Se fosse un blog del vino (ma non lo è) e se fossi capace di dire qualcosa di sensato per una degustazione, potrei spendere belle parole per raccontare un moscato di Donnas assaggiato all’inizio di questa settimana (profumi, profumi e ricordi).
Invece mi accontento di annotare l’emozione della passeggiata nelle vigne e il sentimento che mi suscita (per l’ennesima volta) l’incontro con la Serra Morenica del Neozoico. Confesso che le pur coinvolgenti spiegazioni scientifiche che la riguardano vengono superate – ogni volta che l’incontro – dalla sua presenza; essa (la Serra) mi appare come un’entità solo apparentemente immobile, una creatura viva e brulicante di ricordi ancestrali; ricordi della terra com’era e del nostro tempo più lontano. Le passo accanto e provo un’irresistibile attrazione, l’impulso di fermarmi e gridarle qualcosa che le faccia capire che “io ti sento!”.

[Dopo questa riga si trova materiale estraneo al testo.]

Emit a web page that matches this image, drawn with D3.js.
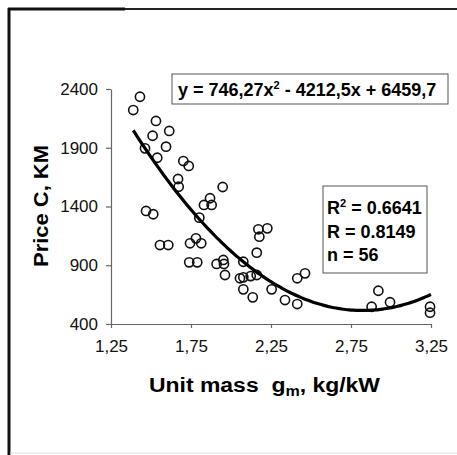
<!DOCTYPE html>
<html><head><meta charset="utf-8">
<script src="https://cdn.jsdelivr.net/npm/d3@7"></script>
<style>body{margin:0;background:#fff}svg{display:block}text{font-family:"Liberation Sans",Arial,sans-serif}</style>
</head><body>
<script>
const massX = [1.389,1.431,1.531,1.51,1.614,1.4625,1.594,1.539,1.702,1.736,1.669,1.673,1.948,1.869,1.831,1.879,1.469,1.514,1.802,1.556,1.608,1.744,1.781,1.814,1.739,1.789,1.91,1.952,1.956,1.9625,2.077,2.056,2.077,2.123,2.077,2.136,2.161,2.171,2.227,2.177,2.161,2.254,2.3375,2.414,2.414,2.4625,2.879,2.921,2.994,3.244,3.244];
const priceY = [2221,2334,2128,2002,2043,1895,1909,1815,1787,1745,1634,1568,1566,1470,1413,1413,1362,1334,1305,1072,1072,1087,1129,1087,925,925,911,945,911,817,930,789,797,808,695,627,1007,1206,1214,1143,817,695,604,570,789,831,547,683,585,547,496];
const xTicks = [1.25,1.75,2.25,2.75,3.25];
const xTickLabels = ["1,25","1,75","2,25","2,75","3,25"];
const yTicks = [400,900,1400,1900,2400];
const yTickLabels = ["400","900","1400","1900","2400"];
const fitCoef = [746.27,-4212.5,6459.7];
const fitRange = [1.389,3.25];

const W=457,H=455;
const svg=d3.select("body").append("svg").attr("width",W).attr("height",H);
// frame
svg.append("line").attr("x1",9).attr("x2",9).attr("y1",8).attr("y2",455).attr("stroke","#111").attr("stroke-width",3);
svg.append("line").attr("x1",8).attr("x2",125).attr("y1",9).attr("y2",9).attr("stroke","#111").attr("stroke-width",3);
svg.append("line").attr("x1",125).attr("x2",457).attr("y1",9).attr("y2",9).attr("stroke","#222").attr("stroke-width",2);
svg.append("line").attr("x1",10).attr("x2",457).attr("y1",453).attr("y2",453).attr("stroke","#ddd").attr("stroke-width",1);

const x=d3.scaleLinear().domain([1.25,3.25]).range([111,431]);
const y=d3.scaleLinear().domain([400,2400]).range([324,89]);

const gx=svg.append("g").attr("transform","translate(0,324)")
  .call(d3.axisBottom(x).tickValues(xTicks).tickFormat((d,i)=>xTickLabels[i]).tickSize(4).tickSizeOuter(0).tickPadding(12));
const gy=svg.append("g").attr("transform","translate(111,0)")
  .call(d3.axisLeft(y).tickValues(yTicks).tickFormat((d,i)=>yTickLabels[i]).tickSize(5).tickSizeOuter(0).tickPadding(8));
[gx,gy].forEach(g=>{
  g.select(".domain").attr("stroke","#666").attr("stroke-width",1.2);
  g.selectAll(".tick line").attr("stroke","#666").attr("stroke-width",1.2);
  g.selectAll("text").attr("font-size",17).attr("fill","#111").style("font-family","Liberation Sans, Arial, sans-serif");
});

// points
svg.append("g").selectAll("circle").data(massX.map((m,i)=>[m,priceY[i]])).join("circle")
  .attr("cx",d=>x(d[0])).attr("cy",d=>y(d[1])).attr("r",4.6)
  .attr("fill","none").attr("stroke","#111").attr("stroke-width",1.6);

// trend line
const fx=v=>fitCoef[0]*v*v+fitCoef[1]*v+fitCoef[2];
const xs=d3.range(fitRange[0],fitRange[1]+1e-9,(fitRange[1]-fitRange[0])/80);
svg.append("path").datum(xs).attr("fill","none").attr("stroke","#000").attr("stroke-width",3.2)
  .attr("d",d3.line().x(v=>x(v)).y(v=>y(fx(v))).curve(d3.curveMonotoneX));

// equation box
svg.append("rect").attr("x",172).attr("y",74).attr("width",276).attr("height",30).attr("fill","#fff").attr("stroke","#555").attr("stroke-width",1);
const eq=svg.append("text").attr("x",178).attr("y",96).attr("font-size",18).attr("font-weight","bold").attr("fill","#000");
eq.append("tspan").text("y = 746,27x");
eq.append("tspan").attr("font-size",11).attr("dy",-7).text("2");
eq.append("tspan").attr("dy",7).text(" - 4212,5x + 6459,7");

// stats box
svg.append("rect").attr("x",323).attr("y",186).attr("width",104).attr("height",87).attr("fill","#fff").attr("stroke","#555").attr("stroke-width",1);
const r2=svg.append("text").attr("x",327).attr("y",214).attr("font-size",18).attr("font-weight","bold");
r2.append("tspan").text("R");
r2.append("tspan").attr("font-size",11).attr("dy",-7).text("2");
r2.append("tspan").attr("dy",7).text(" = 0.6641");
svg.append("text").attr("x",327).attr("y",238).attr("font-size",18).attr("font-weight","bold").text("R = 0.8149");
svg.append("text").attr("x",327).attr("y",261).attr("font-size",18).attr("font-weight","bold").text("n = 56");

// axis titles
const xt=svg.append("text").attr("x",149).attr("y",392).attr("font-size",20).attr("font-weight","bold")
  .attr("textLength",231).attr("lengthAdjust","spacingAndGlyphs");
xt.append("tspan").text("Unit mass\u00a0\u00a0g");
xt.append("tspan").attr("font-size",14).attr("dy",4).text("m");
xt.append("tspan").attr("dy",-4).text(", kg/kW");
svg.append("text").attr("transform","translate(48,206) rotate(-90)").attr("text-anchor","middle")
  .attr("font-size",20).attr("font-weight","bold").attr("textLength",122).attr("lengthAdjust","spacingAndGlyphs").text("Price C, KM");
</script>
</body></html>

La Serra è come una porta che si apre sull’immaginazione. Entro e avverto le tracce delle mie vite precedenti negli insediamenti arcaici e preistorici, tra un masso erratico e l’altro. E la pietra che emerge nel paesaggio curato dagli agricoltori (e deturpato dagli amministratori) costella il verde che luccica, le vigne impervie eppure accoglienti e fiabesche.
E – come sempre – il vino è il risultato di un intreccio di provenienze, appartenenze e una complessa serie di “…nze”; qualcosa di inimitabile (vivaddio), che non tutti sono pronti a capire: io sì!
Quale totale matavillia! Dico sempre chedovrei tornare da quelle parti
Anche lì le “politiche del turismo” hanno appannato un po’ la maestosità dei luoghi. Ma provo un’attrazione profonda per la serra morenica, per quel contrafforte scuro, ricco, misterioso, che ti accompagna per chilometri mentre ti avvicini alla valle d’Aosta. Lì, inciampi inevitabilmente ne tuo passato, quello remoto, quello comune che si perde nella notte dei tempi.